Creative and encouraging reflection and conversation about life, family, faith and laughter. I offer these reflections and prayers as an invitation for us all to pray in these times. May we pray for one another and for the whole world together.
Wednesday, November 12, 2008
Lost Sheep
"Which one of you, having a hundred sheep and losing one of them, does not leave the ninety-nine in the wilderness and go after the one that is lost until it is found?" Luke 15:3
The first time I ever traveled to Ireland, I was fascinated by the sheep herds. It seemed that they were not penned in any where, and scads of them roamed across hillsides and up craggy outcroppings, seemingly unwatched and untended. They were everywhere on the west coast of Ireland, and they seemed to have the run of the joint. I also noticed that many of them had a blotch of color on their dirty white coats. There were a variety of different colored blotches among any one gathering of sheep. It seemed like a very random situation. My foreign eyes thought nothing was under control. Mark and I were traveling about, staying in bed and breakfasts up and down the misty, cold, west coast country. We asked one hostess about the sheep and their blotches. I came to learn it was a very complicated, controlled system. Each color signified a particular sheep owner in a particular area. They herds did run together but the shepherds had devised a system whereby they knew how many sheep each owner had, they rotated the watching of he flocks and they counted on a daily basis. They would leave the comfort of warm fires, gathering the border collies to round up all the sheep if there was any alarm over sheep who were either missing or unaccounted for. They talked several times daily, keeping each other up on the weather and other threats to their livestock. It was a level of intimacy and care I would have never guessed as an outside observer.
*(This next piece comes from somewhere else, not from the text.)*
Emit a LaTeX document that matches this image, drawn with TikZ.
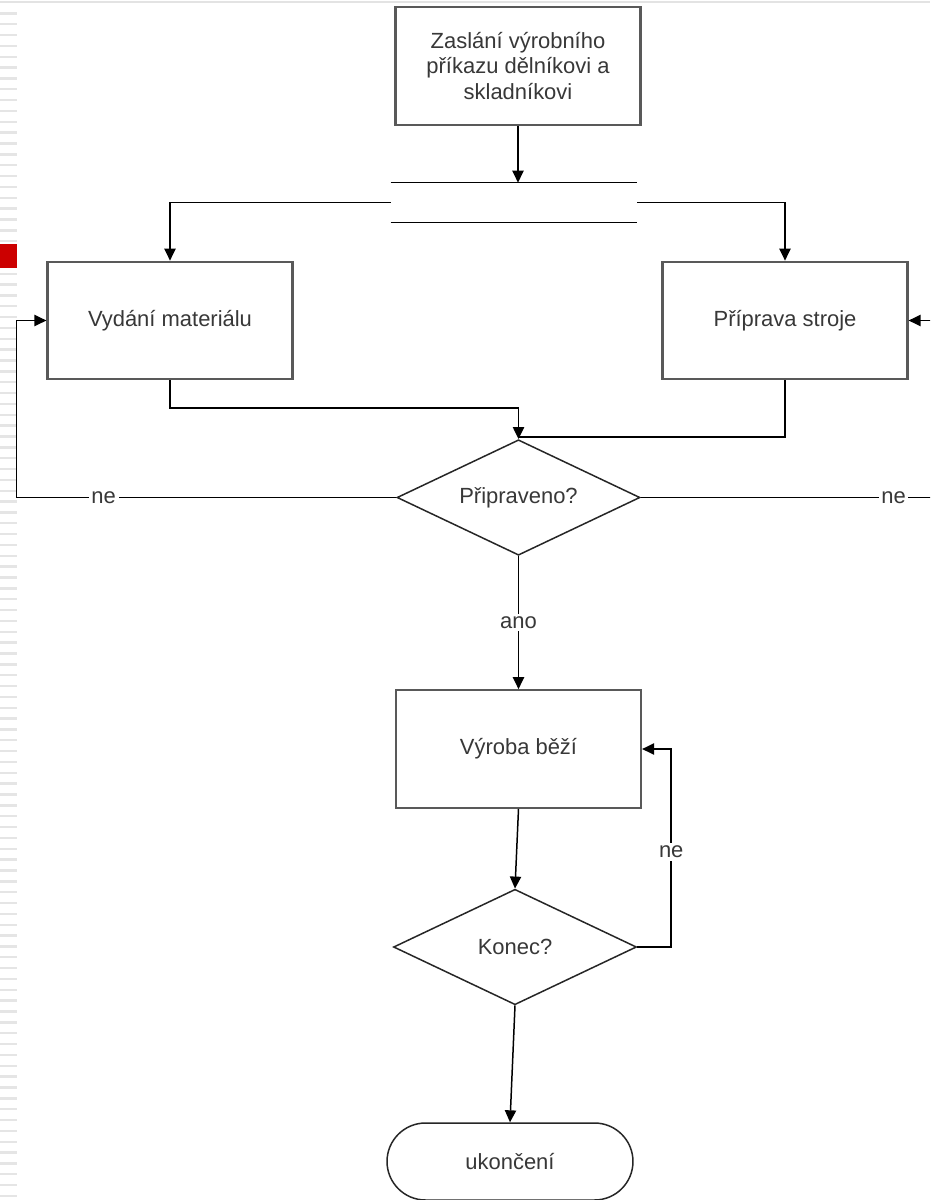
\documentclass[tikz,border=0pt]{standalone}
\usepackage{fontspec}
\setmainfont{Liberation Sans}
\usetikzlibrary{arrows.meta,shapes.geometric}

\begin{document}
\begin{tikzpicture}[x=0.02cm,y=-0.02cm,
  font=\fontsize{12.5}{14.3}\selectfont,
  box/.style={draw=black!65, line width=1.3pt, minimum width=4.9cm,
    minimum height=2.35cm, align=center, text=black!78, inner sep=0pt},
  decision/.style={diamond, shape aspect=2.11, draw=black!85, line width=0.85pt,
    minimum width=4.86cm, minimum height=2.31cm, inner sep=0pt, text=black!78},
  terminal/.style={draw=black!85, line width=0.85pt, rounded corners=0.77cm,
    minimum width=4.92cm, minimum height=1.54cm, inner sep=0pt, text=black!78},
  con/.style={draw=black, line width=0.85pt, -{Triangle[length=6.8pt,width=6.4pt]}},
  plain/.style={draw=black, line width=0.85pt},
  lab/.style={fill=white, inner sep=1.5pt, text=black!78},
]
\useasboundingbox (0,0) rectangle (930,1200);
\clip (0,0) rectangle (930,1200);

% slide margin decoration
\fill[white] (0,0) rectangle (930,1200);
\draw[gray!22, line width=1.3pt] (0,2) -- (930,2);
\foreach \k in {0,...,109}
  \fill[gray!20] (0,{13.3+10.85*\k-1.2}) rectangle (17,{13.3+10.85*\k+1.2});
\fill[red!80!black] (0,244) rectangle (17,268);

% nodes
\node[box] (top) at (518,66) {Zaslání výrobního\\příkazu dělníkovi a\\skladníkovi};
\node[minimum width=4.92cm, minimum height=0.78cm, inner sep=0pt] (bar) at (514,202.5) {};
\draw[plain] (bar.north west) -- (bar.north east);
\draw[plain] (bar.south west) -- (bar.south east);
\node[box] (mat) at (170,320.5) {Vydání materiálu};
\node[box] (stroj) at (785,320.5) {Příprava stroje};
\node[decision] (ready) at (518.5,497.5) {Připraveno?};
\node[box] (run) at (518.5,749) {Výroba běží};
\node[decision] (stop) at (515,947) {Konec?};
\node[terminal] (end) at (510,1161.5) {ukončení};
\coordinate (mjoin) at (518.5,408);
\coordinate (sjoin) at (518.5,437);

% connectors
\draw[con] (top.south) -- (top.south |- bar.north);
\draw[con] (bar.west) -| (mat.north);
\draw[con] (bar.east) -| (stroj.north);
\draw[plain] (mat.south) |- (mjoin);
\draw[plain] (stroj.south) |- (sjoin);
\draw[con] (mjoin) -- (ready.north);
\draw[con] (ready.west) -- node[lab, pos=0.77] {ne} ++(-380,0) |- (mat.west);
\draw[con] (ready.east) -- node[lab, pos=0.79] {ne} ++(320,0) |- (stroj.east);
\draw[con] (ready.south) -- node[lab] {ano} (run.north);
\draw[con] (run.south) -- (stop.north);
\draw[con] (stop.east) -- ++(34,0) |- node[lab, pos=0.24] {ne} (run.east);
\draw[con] (stop.south) -- (end.north);
\end{tikzpicture}
\end{document}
Jesus says that God functions as a careful, tender shepherd. One that is constantly watching over the sheep. Now, sheep aren't the brightest animals and they get caught in the thickets and get lost regularly. But God is intimately active with the least of us, they ones who stray and wander, the ones who can't seem to stay with the herd, the ones who never get the lesson, even when it is taught over and over. And still God and heaven rejoices when one wanderer is retrieved. Today, I want to remember that insiders understanding of God. In this seemingly random and out of control world, I need to remember how carefully and completely we are cared for - for the least to the greatest. I pray that I can accept that kind of intimacy and care in my life, and share that care and kindness with others. And I pray that we can all, know we are cared for tenderly and completely. That we might have a sense of being known and loved intimately, by a shepherd who would leave the comfort of a warm fire, dry and come find us when we are lost.